Over-pronation

Excessive pronation can be reduced

Excessive Pronation Causes Strain on Lower Limbs

Pronation is the natural side-to-side movement of your foot as you walk or run. Over pronation occurs when the ankle rolls too far downward and inward with each step.

What is it?

During the normal course of gait the foot naturally pronates and supinates. It becomes a mobile adaptor as you step on the ground and then it swings into a rigid lever to help you propel forward. But when your foot is too flexible and stays as a mobile adaptor through most of the gait cycle, excessive pronation occurs. When this happens, you experience instability of the foot, strain on the toes, and excessive rotation of the foot and lower leg. If you overpronate, your used shoes will most likely show excessive wear on the medial side of the sole. At times overpronation will also cause pain in the heel due to extra tension on the ligaments and tendons of the foot that attach to the heel.

What Causes it?

Over pronation is generally seen in those who have low arches, flat feet, fallen arches, or very flexible feet. Those with one of these foot types may have been born that way or may have acquired it over time because of genetics or injury. Flatfooted runners are prone to overpronation and overuse injuries and should be sure to wear proper support to prevent injury. There is little one can do to prevent the cause of overpronation but there are things that can be done to remedy the problem.

What Can I do?

Overpronation can be reduced by wearing proper footwear and arch supports. Motion control shoes along with insoles or orthotics can help to position your foot properly as you walk or run. This will encourage the foot to function with a more posturally correct balance of pronation and supination. If you overpronate and need an athletic shoe, make sure to pick a shoe with maximum support and structured cushioning, such as “motion control” or “stability” shoes.

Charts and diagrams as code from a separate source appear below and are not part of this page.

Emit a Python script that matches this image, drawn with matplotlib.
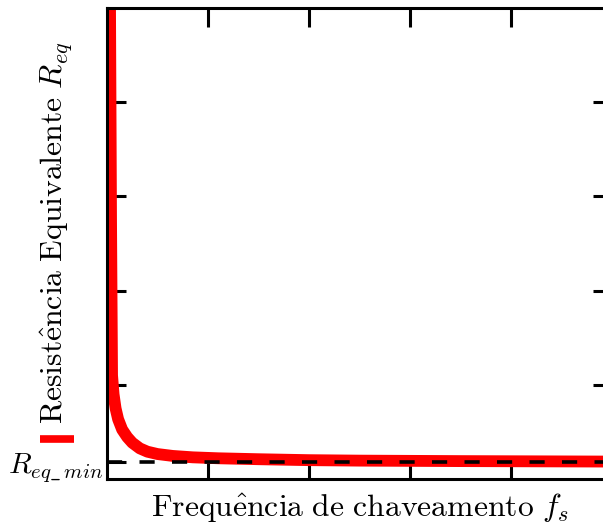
import matplotlib
matplotlib.use('Agg')
import matplotlib.pyplot as plt
from matplotlib.lines import Line2D

plt.rcParams['mathtext.fontset'] = 'cm'
plt.rcParams['font.family'] = 'serif'

##### Data (axis units 0..1) #####
fs = [0.006, 0.008, 0.010, 0.013, 0.017, 0.022, 0.030, 0.040, 0.050, 0.065,
      0.080, 0.100, 0.130, 0.170, 0.220, 0.300, 0.400, 0.500, 0.700, 1.000]
req = [1.000, 0.550, 0.220, 0.180, 0.150, 0.127, 0.105, 0.089, 0.077, 0.065,
       0.058, 0.053, 0.049, 0.046, 0.044, 0.042, 0.040, 0.039, 0.038, 0.037]
req_min = 0.036
xticks = [0.2, 0.4, 0.6, 0.8]
yticks = [req_min, 0.2, 0.4, 0.6, 0.8]
ytick_labels = [r'$R_{eq\_\,min}$', '', '', '', '']

fig = plt.figure(figsize=(6.03, 5.26), dpi=100)
ax = fig.add_axes([107/603, 1 - 479/526, 505/603, 471/526])

ax.plot(fs, req, color='red', lw=8.5, solid_capstyle='butt', zorder=2)
ax.axhline(req_min, color='black', lw=2.6, dashes=(4.2, 4.8), zorder=3)

ax.set_xlim(0, 1)
ax.set_ylim(0, 1)
ax.set_xticks(xticks)
ax.set_xticklabels([])
ax.set_yticks(yticks)
ax.set_yticklabels(ytick_labels, fontsize=21.5)
ax.tick_params(direction='in', length=13.5, width=2.2, top=True, right=True, pad=2.5)
for s in ax.spines.values():
    s.set_linewidth(2.2)
    s.set_zorder(4)

ax.set_xlabel(r'$\mathrm{Frequ\hat{e}ncia\ de\ chaveamento}\ f_s$', fontsize=22.8, labelpad=6)
ax.set_ylabel(r'$\mathrm{Resist\hat{e}ncia\ Equivalente}\ R_{eq}$', fontsize=22.8)
ax.yaxis.set_label_coords(-0.063, 0.522)

# stray legend handle (no label) left of the y label
handle = Line2D([], [], color='red', lw=5.5, solid_capstyle='butt')
fig.legend([handle], [''], loc='center', bbox_to_anchor=(57/603, 1 - 441/526),
           frameon=False, handlelength=1.2, handletextpad=0, borderpad=0,
           borderaxespad=0, fontsize=20)

fig.savefig('out.png', dpi=100)
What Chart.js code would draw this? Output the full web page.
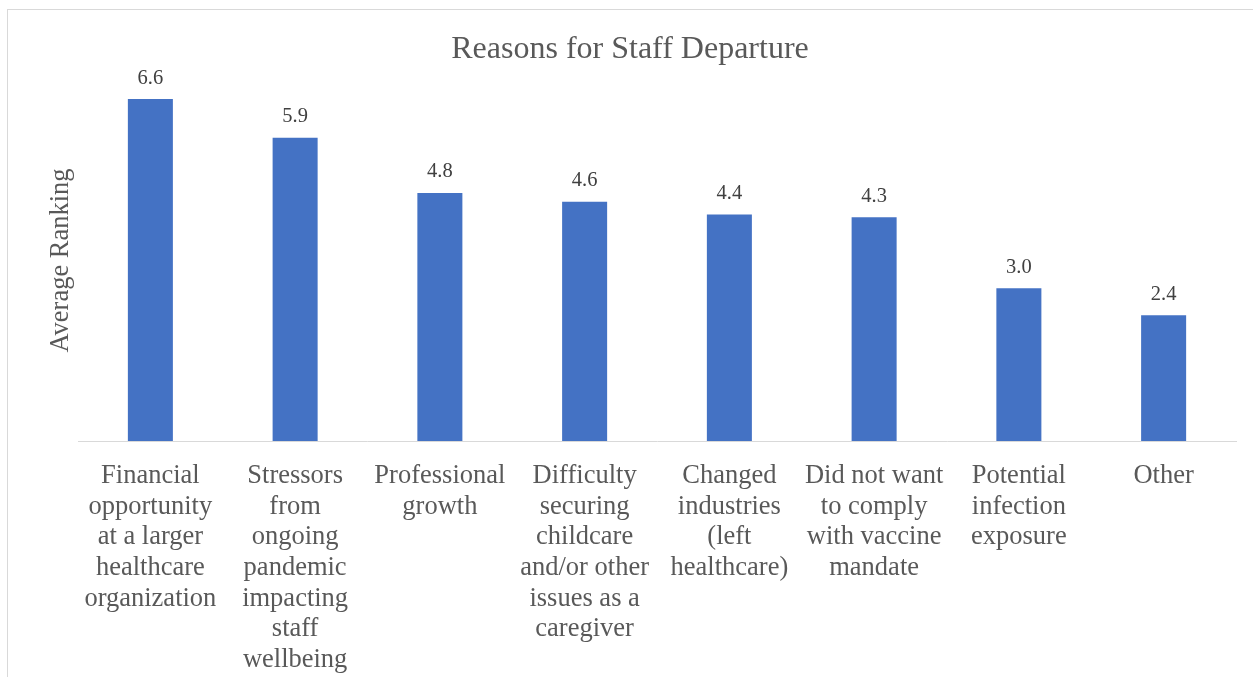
<!DOCTYPE html>
<html>
<head>
<meta charset="utf-8">
<script src="https://cdn.jsdelivr.net/npm/chart.js@4/dist/chart.umd.min.js"></script>
<style>
  html, body { margin: 0; padding: 0; background: #ffffff; overflow: hidden; }
  #wrap { position: absolute; left: 0; top: 0; width: 1253px; height: 677px; }
  #frame { position: absolute; left: 7px; top: 9px; width: 1300px; height: 800px; border: 1px solid #d9d9d9; box-sizing: border-box; }
  canvas { position: absolute; left: 0; top: 0; }
</style>
</head>
<body>
<div id="wrap">
  <div id="frame"></div>
  <canvas id="c" width="1253" height="677"></canvas>
</div>
<script>
const chartTitle = "Reasons for Staff Departure";
const yAxisTitle = "Average Ranking";
const categories = [
  ["Financial", "opportunity", "at a larger", "healthcare", "organization"],
  ["Stressors", "from", "ongoing", "pandemic", "impacting", "staff", "wellbeing"],
  ["Professional", "growth"],
  ["Difficulty", "securing", "childcare", "and/or other", "issues as a", "caregiver"],
  ["Changed", "industries", "(left", "healthcare)"],
  ["Did not want", "to comply", "with vaccine", "mandate"],
  ["Potential", "infection", "exposure"],
  ["Other"]
];
const values = [6.63, 5.88, 4.81, 4.64, 4.39, 4.34, 2.96, 2.44];

const SERIF = '"Liberation Serif", "Times New Roman", serif';

const dataLabels = {
  id: 'dataLabels',
  afterDatasetsDraw(chart) {
    const ctx = chart.ctx;
    const meta = chart.getDatasetMeta(0);
    ctx.save();
    ctx.font = '20.5px ' + SERIF;
    ctx.fillStyle = '#404040';
    ctx.textAlign = 'center';
    ctx.textBaseline = 'alphabetic';
    meta.data.forEach((bar, i) => {
      ctx.fillText(values[i].toFixed(1), bar.x, bar.y - 15.5);
    });
    ctx.restore();
  }
};

new Chart(document.getElementById('c'), {
  type: 'bar',
  data: {
    labels: categories,
    datasets: [{
      data: values,
      backgroundColor: '#4472C4',
      borderWidth: 0,
      categoryPercentage: 1,
      barPercentage: 0.311
    }]
  },
  plugins: [dataLabels],
  options: {
    responsive: false,
    animation: false,
    devicePixelRatio: 1,
    layout: { padding: { left: 7, right: 0, top: 9, bottom: 0 } },
    plugins: {
      legend: { display: false },
      tooltip: { enabled: false },
      title: {
        display: true,
        text: chartTitle,
        color: '#595959',
        font: { family: SERIF, size: 32, weight: 'normal', lineHeight: 1.2 },
        padding: { top: 21.8, bottom: 10.8 }
      }
    },
    scales: {
      x: {
        grid: { display: false, drawTicks: false },
        border: { display: true, color: '#d9d9d9', width: 1 },
        ticks: {
          color: '#595959',
          font: { family: SERIF, size: 26.5, lineHeight: 1.155 },
          padding: 20,
          maxRotation: 0,
          minRotation: 0,
          autoSkip: false
        },
        afterFit(scale) { scale.height = 236; }
      },
      y: {
        min: 0,
        max: 7,
        grid: { display: false, drawTicks: false },
        border: { display: false },
        ticks: { display: false },
        title: {
          display: true,
          text: yAxisTitle,
          color: '#595959',
          font: { family: SERIF, size: 26.5, lineHeight: 1.2 },
          padding: { top: 38, bottom: 0 }
        },
        afterFit(scale) { scale.width = 71; }
      },
      yRight: {
        position: 'right',
        min: 0,
        max: 7,
        grid: { display: false, drawTicks: false },
        border: { display: false },
        ticks: { display: false },
        afterFit(scale) { scale.width = 17; }
      }
    }
  }
});
</script>
</body>
</html>
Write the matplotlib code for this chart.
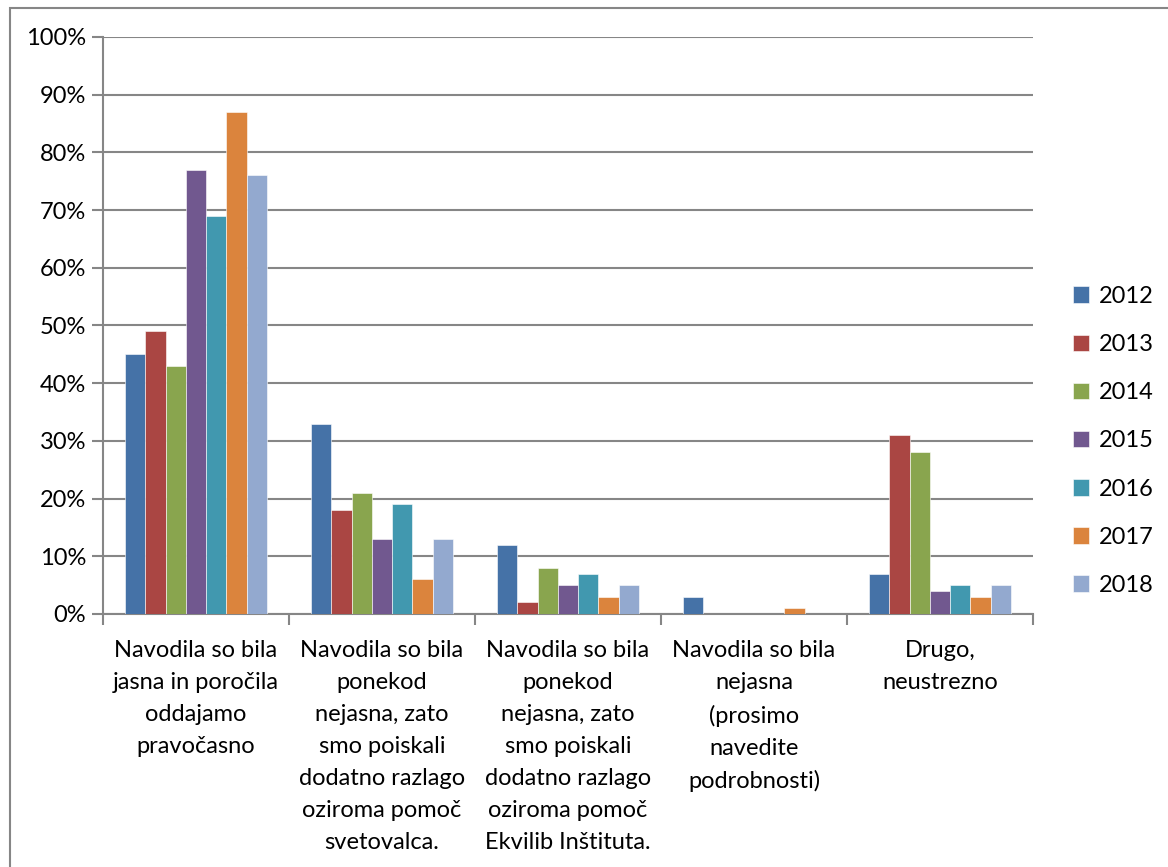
import matplotlib.pyplot as plt
import matplotlib.patches as mpatches
import numpy as np
from matplotlib.ticker import FixedLocator, PercentFormatter

categories = [
    "Navodila so bila\njasna in poročila\noddajamo\npravočasno",
    "Navodila so bila\nponekod\nnejasna, zato\nsmo poiskali\ndodatno razlago\noziroma pomoč\nsvetovalca.",
    "Navodila so bila\nponekod\nnejasna, zato\nsmo poiskali\ndodatno razlago\noziroma pomoč\nEkvilib Inštituta.",
    "Navodila so bila\nnejasna\n(prosimo\nnavedite\npodrobnosti)",
    "Drugo,\nneustrezno",
]
years = ["2012", "2013", "2014", "2015", "2016", "2017", "2018"]
v2012 = [45, 33, 12, 3, 7]
v2013 = [49, 18, 2, 0, 31]
v2014 = [43, 21, 8, 0, 28]
v2015 = [77, 13, 5, 0, 4]
v2016 = [69, 19, 7, 0, 5]
v2017 = [87, 6, 3, 1, 3]
v2018 = [76, 13, 5, 0, 5]
series = [v2012, v2013, v2014, v2015, v2016, v2017, v2018]
colors = ["#4572A7", "#AA4643", "#89A54E", "#71588F", "#4198AF", "#DB843D", "#93A9CF"]

plt.rcParams['font.family'] = ['Lato', 'DejaVu Sans']
fs = 17
grey = "#868686"

fig = plt.figure(figsize=(11.68, 8.67), dpi=100)
ax = fig.add_axes([103/1168, 253/867, 930/1168, 577/867])

x = np.arange(len(categories))
group = 0.765
w = group / len(series)
for i, (vals, c, yr) in enumerate(zip(series, colors, years)):
    ax.bar(x - group/2 + w*(i + 0.5), vals, w, color=c, label=yr,
           edgecolor='white', linewidth=0.4, zorder=3)

ax.set_xlim(-0.5, len(categories) - 0.5)
ax.set_ylim(0, 100)
ax.yaxis.set_major_locator(FixedLocator(np.arange(0, 101, 10)))
ax.yaxis.set_major_formatter(PercentFormatter(decimals=0))
ax.grid(axis='y', color=grey, linewidth=1.5, zorder=0)

ax.set_xticks(x)
ax.set_xticklabels(categories, fontsize=fs, linespacing=1.64)
ax.set_xticks(np.arange(-0.5, len(categories)), minor=True)
ax.tick_params(axis='x', which='major', length=0, pad=19)
ax.tick_params(axis='x', which='minor', length=8, width=1.5, color=grey, direction='out')
ax.tick_params(axis='y', length=8, width=1.5, color=grey, labelsize=fs, pad=4)

for s in ['top', 'right']:
    ax.spines[s].set_visible(False)
for s in ['left', 'bottom']:
    ax.spines[s].set_color(grey)
    ax.spines[s].set_linewidth(1.5)

leg = ax.legend(loc='center left', bbox_to_anchor=(1.02, 0.30), frameon=False,
                fontsize=fs, handlelength=0.7, handleheight=0.7,
                handletextpad=0.4, labelspacing=1.15)

# outer chart border
fig.patches.append(mpatches.Rectangle((10/1168, -0.05), 1.2, (867 - 8)/867 + 0.05,
                                      transform=fig.transFigure, fill=False,
                                      edgecolor=grey, linewidth=1.5))

fig.savefig("out.png", dpi=100)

For all your other shoe and boot choices, it is important to make sure you choose stable, supportive footwear. If you can bend a shoe in half it is too flimsy and will increase your risk of injury. If a shoe lacks arch support, you will want to add a supportive insole orthotic to help with proper support. It is also a good idea to avoid going barefoot, even inside. Wearing supportive shoes or slippers can help to reduce the tension overpronation causes on the feet and legs.